BC’s Carbon Tax Shift — Revenue Neutral is a matter of perspective
BC’s carbon tax has folks talking about tax incidence or who will see what carbon price, and recycling incidence, or who will get what back. BC business will see 2/3 of the overall incidence and consumers will see 1/3, but the recycling incidence is reversed with 2/3 going to consumers and 1/3 going to business. This is plainly wrong for a number of reasons, but mostly on economic grounds, which will ultimately lead to distributional concerns and hence political opposition (see here for early indications),
One part is the deliberate decision by the provincial government to have business pay two-thirds of the carbon tax, but to give consumers two-thirds of the resulting “revenue-neutral” tax breaks. Translation: For every dollar business as a whole pays in the carbon tax, it gets back 50 cents. The carbon tax is only revenue neutral from the government’s point of view….And the carbon tax has become one more added cost on the back of an industry struggling under the weight of a higher dollar, the softwood export tax and outdated mills.

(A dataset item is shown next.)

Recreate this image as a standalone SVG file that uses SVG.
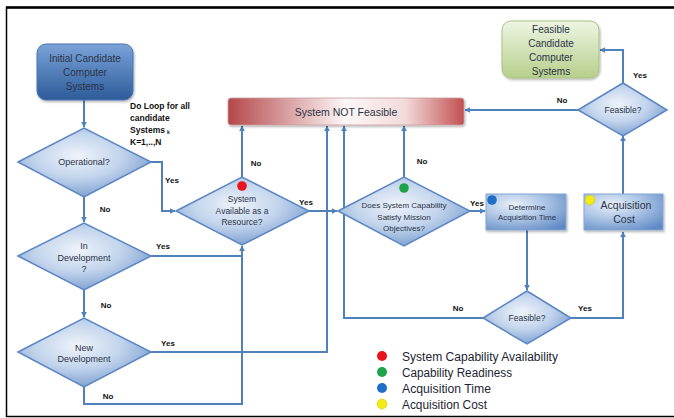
<svg xmlns="http://www.w3.org/2000/svg" width="674" height="418" viewBox="0 0 674 418">
<defs>
<style>
.t{font-family:"Liberation Sans",Arial,sans-serif;fill:#2b3447;text-anchor:middle}
.lb{font-family:"Liberation Sans",Arial,sans-serif;font-weight:bold;font-size:8px;fill:#111;text-anchor:middle}
.lg{font-family:"Liberation Sans",Arial,sans-serif;font-size:12.5px;fill:#1c2433}
.c{fill:none;stroke:#4f81bd;stroke-width:2}
.ca{fill:none;stroke:#4f81bd;stroke-width:2;marker-end:url(#ar)}
.dm{fill:url(#gd);stroke:#5b87c4;stroke-width:1.5}
.bx{fill:url(#gb);stroke:#86a7d3;stroke-width:1;filter:url(#sh)}
</style>
<marker id="ar" viewBox="0 0 10 10" refX="9" refY="5" markerWidth="6" markerHeight="6" markerUnits="userSpaceOnUse" orient="auto">
<path d="M0 0L10 5L0 10z" fill="#4f81bd"/>
</marker>
<radialGradient id="gd" cx="0.45" cy="0.4" r="0.65">
<stop offset="0" stop-color="#eef3fa"/>
<stop offset="0.5" stop-color="#c2d4ec"/>
<stop offset="1" stop-color="#759ace"/>
</radialGradient>
<radialGradient id="gb" cx="0.35" cy="0.3" r="0.85">
<stop offset="0" stop-color="#e9f0f9"/>
<stop offset="0.45" stop-color="#aec6e6"/>
<stop offset="1" stop-color="#5f89c4"/>
</radialGradient>
<linearGradient id="gi" x1="0" y1="0" x2="0" y2="1">
<stop offset="0" stop-color="#7aa3d8"/>
<stop offset="1" stop-color="#2d5b9a"/>
</linearGradient>
<linearGradient id="gg" x1="0" y1="0" x2="0" y2="1">
<stop offset="0" stop-color="#eef5e3"/>
<stop offset="1" stop-color="#b6cf8b"/>
</linearGradient>
<linearGradient id="gr" x1="0" y1="0" x2="1" y2="0">
<stop offset="0" stop-color="#b4474a"/>
<stop offset="0.5" stop-color="#fdf7f7"/>
<stop offset="0.75" stop-color="#f3dada"/>
<stop offset="1" stop-color="#c2504f"/>
</linearGradient>
<filter id="sh" x="-10%" y="-10%" width="130%" height="140%">
<feDropShadow dx="1" dy="1.5" stdDeviation="1.2" flood-color="#000" flood-opacity="0.3"/>
</filter>
</defs>
<rect x="0" y="0" width="674" height="418" fill="#fff"/>
<path d="M674 7.5H6.5V416.5H674" fill="none" stroke="#000" stroke-width="1.5"/>
<line x1="6" y1="7.5" x2="674" y2="7.5" stroke="#000" stroke-width="2.5"/>

<g id="connectors">
<path class="ca" d="M84 100V127"/>
<path class="ca" d="M84 197V222"/>
<path class="ca" d="M84 290V317"/>
<path class="ca" d="M84 387V404H242V246"/>
<path class="c" d="M151 256H242"/>
<path class="ca" d="M151 352H327V126"/>
<path class="ca" d="M151 162H162V211H175"/>
<path class="ca" d="M242 177V126"/>
<path class="ca" d="M309 211H337"/>
<path class="ca" d="M404 177V126"/>
<path class="ca" d="M470 211H485"/>
<path class="ca" d="M527 230V290"/>
<path class="ca" d="M483 318H344V126"/>
<path class="ca" d="M571 318H623V232"/>
<path class="ca" d="M623 194V136"/>
<path class="ca" d="M578 110H465"/>
<path class="ca" d="M623 83V50H600"/>
</g>

<g id="initial">
<rect x="37" y="44" width="96" height="56" rx="9" fill="url(#gi)" stroke="#4a76b3" stroke-width="1" filter="url(#sh)"/>
<text class="t" font-size="10" x="85" y="61.5">Initial Candidate</text>
<text class="t" font-size="10" x="85" y="75.5">Computer</text>
<text class="t" font-size="10" x="85" y="89.5">Systems</text>
</g>

<g id="loopnote">
<text font-family="Liberation Sans,Arial,sans-serif" font-weight="bold" font-size="8.5" fill="#111">
<tspan x="130" y="109">Do Loop for all</tspan>
<tspan x="130" y="120.5">candidate</tspan>
<tspan x="130" y="132.5">Systems</tspan><tspan font-size="5" dx="2" dy="1">k</tspan>
<tspan x="130" y="144.5">K=1,..,N</tspan>
</text>
</g>

<g id="operational">
<polygon class="dm" points="18,162 84,128 151,162 84,197"/>
<text class="t" font-size="9" x="84" y="165">Operational?</text>
</g>

<g id="indev">
<polygon class="dm" points="18,256 84,223 151,256 84,290"/>
<text class="t" font-size="9" x="84" y="249">In</text>
<text class="t" font-size="9" x="84" y="261">Development</text>
<text class="t" font-size="9" x="84" y="272">?</text>
</g>

<g id="newdev">
<polygon class="dm" points="18,352 84,318 151,352 84,387"/>
<text class="t" font-size="9" x="84" y="351">New</text>
<text class="t" font-size="9" x="84" y="362">Development</text>
</g>

<g id="notfeasible">
<rect x="228" y="98" width="236" height="27" rx="3" fill="url(#gr)" stroke="#c9a0a0" stroke-width="0.8" filter="url(#sh)"/>
<text class="t" font-size="10.5" x="346" y="115.5">System NOT Feasible</text>
</g>

<g id="sysavail">
<polygon class="dm" points="176,211 242,177 309,211 242,245"/>
<circle cx="242" cy="186" r="4.8" fill="#e8151d"/>
<text class="t" font-size="8.5" x="242" y="202">System</text>
<text class="t" font-size="8.5" x="242" y="214">Available as a</text>
<text class="t" font-size="8.5" x="242" y="225">Resource?</text>
</g>

<g id="doessys">
<polygon class="dm" points="338,211 404,177 470,211 404,246"/>
<circle cx="404" cy="188" r="4.8" fill="#1fa34a"/>
<text class="t" font-size="8" x="404" y="208">Does System Capability</text>
<text class="t" font-size="8" x="404" y="220">Satisfy Mission</text>
<text class="t" font-size="8" x="404" y="231">Objectives?</text>
</g>

<g id="acqtime">
<rect class="bx" x="486" y="194" width="80" height="36"/>
<circle cx="492" cy="200" r="4.8" fill="#1f6fc8"/>
<text class="t" font-size="8" x="527" y="210">Determine</text>
<text class="t" font-size="8" x="527" y="220">Acquisition Time</text>
</g>

<g id="feasible1">
<polygon class="dm" points="483,318 527,291 571,318 527,344"/>
<text class="t" font-size="8.5" x="527" y="321">Feasible?</text>
</g>

<g id="acqcost">
<rect class="bx" x="584" y="194" width="79" height="36"/>
<circle cx="590" cy="200" r="4.8" fill="#f3ea16" stroke="#c9c000" stroke-width="0.5"/>
<text class="t" font-size="10.5" x="626" y="209">Acquisition</text>
<text class="t" font-size="10.5" x="624" y="223">Cost</text>
</g>

<g id="feasible2">
<polygon class="dm" points="578,110 623,83 667,110 623,136"/>
<text class="t" font-size="8.5" x="623" y="113">Feasible?</text>
</g>

<g id="feasiblecand">
<rect x="502" y="21" width="97" height="57" rx="9" fill="url(#gg)" stroke="#a9c382" stroke-width="1" filter="url(#sh)"/>
<text class="t" font-size="10" x="551" y="32.5">Feasible</text>
<text class="t" font-size="10" x="551" y="46.5">Candidate</text>
<text class="t" font-size="10" x="551" y="60.5">Computer</text>
<text class="t" font-size="10" x="551" y="74.5">Systems</text>
</g>

<g id="labels">
<text class="lb" x="172" y="183">Yes</text>
<text class="lb" x="105" y="212">No</text>
<text class="lb" x="163" y="249">Yes</text>
<text class="lb" x="106" y="308">No</text>
<text class="lb" x="168" y="346">Yes</text>
<text class="lb" x="108" y="399">No</text>
<text class="lb" x="256" y="166">No</text>
<text class="lb" x="306" y="205">Yes</text>
<text class="lb" x="422" y="164">No</text>
<text class="lb" x="477" y="206">Yes</text>
<text class="lb" x="458" y="311">No</text>
<text class="lb" x="585" y="311">Yes</text>
<text class="lb" x="562" y="103">No</text>
<text class="lb" x="640" y="78">Yes</text>
</g>

<g id="legend">
<circle cx="382" cy="356" r="5" fill="#e8151d"/>
<circle cx="382" cy="372" r="5" fill="#1fa34a"/>
<circle cx="382" cy="388" r="5" fill="#1f6fc8"/>
<circle cx="382" cy="404" r="5" fill="#f3ea16" stroke="#c9c000" stroke-width="0.5"/>
<text class="lg" x="402" y="360.5" textLength="156" lengthAdjust="spacingAndGlyphs">System Capability Availability</text>
<text class="lg" x="402" y="376.5" textLength="110" lengthAdjust="spacingAndGlyphs">Capability Readiness</text>
<text class="lg" x="402" y="392.5" textLength="89" lengthAdjust="spacingAndGlyphs">Acquisition Time</text>
<text class="lg" x="402" y="408.5" textLength="85" lengthAdjust="spacingAndGlyphs">Acquisition Cost</text>
</g>
</svg>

Governments can recycle the revenue either directly through rebates and subsides, like the BC carbon dividend to households, or indirectly though reducing other taxes, say income taxes. Of course they can choose to not recycle at all and therefore grow the budget for other program spending. But this is really political suicide. Modeling and theory suggests that recycling to reduce other distortionary taxes is preferred economically. Period. There are two principle reasons for this,
First subsides and rebates tend to be inefficient, with in either “freeriders” take the money and don’t change behaviour or use the rebates to simply buy something thereby increasing consumption.
Tax shifting on the other hand deletes one tax and adds another and thus leaves the economy in a better “net” position, where one inefficient tax is replaced by another – instead of one more distortionary tax being added to the economy in the form of a tax on carbon.
In the BC case there is a mix of the two, and thus the BC plan leaves some lost opportunities to reduce tax inefficiencies on the table but all in all is good sound policy.
But perhaps of larger concern, and one that may bite the BC government in time is their reluctance to return the carbon tax receipts in proportion to payment. In chatting with the BC government prior to their announcement, it became clear that they thought returning the tax to business would not play politically. But I think they miscalculated here and missed an opportunity to reduce the competitiveness concerns over the carbon tax.
How? In modelling revenue recycling (see last post), Nic Rivers and I found that recycling back to industry in proportion to their emission intensity (emissions/output) both maintained the price signal but importantly reduced the carbon tax incidence, which lowered the cost impact and hence reduced losses in export markets (or maintained profitability). In our national carbon tax case, returning the carbon tax as an output payment decreased the GDP impact relative to a lump sum payment to households by almost three times, from 1.3% to 0.47% of GDP in 2020 (under a $100 carbon price). Output effects on industry were even more divergent, with a drop in national output under a lumpsum scenario (rebate to households) of -1.2% and an increase under output based recycling of 0.8%. Clearly, from a competitiveness perspective output based recycling is preferred, but we also found it is preferred from a national welfare perspective (that is we would be better off on aggregate).
So while BC is to be applauded for advancing smart and cost-effective carbon policy, I suspect that the early grumblings will grow as the inequities are revealed. As is always the case, playing politics with policy is distortionary. It also highlights the challenges of policy development…it is simply very hard to get it right and a lot easier to get it wrong.
And oh yes, the press will always crucify you.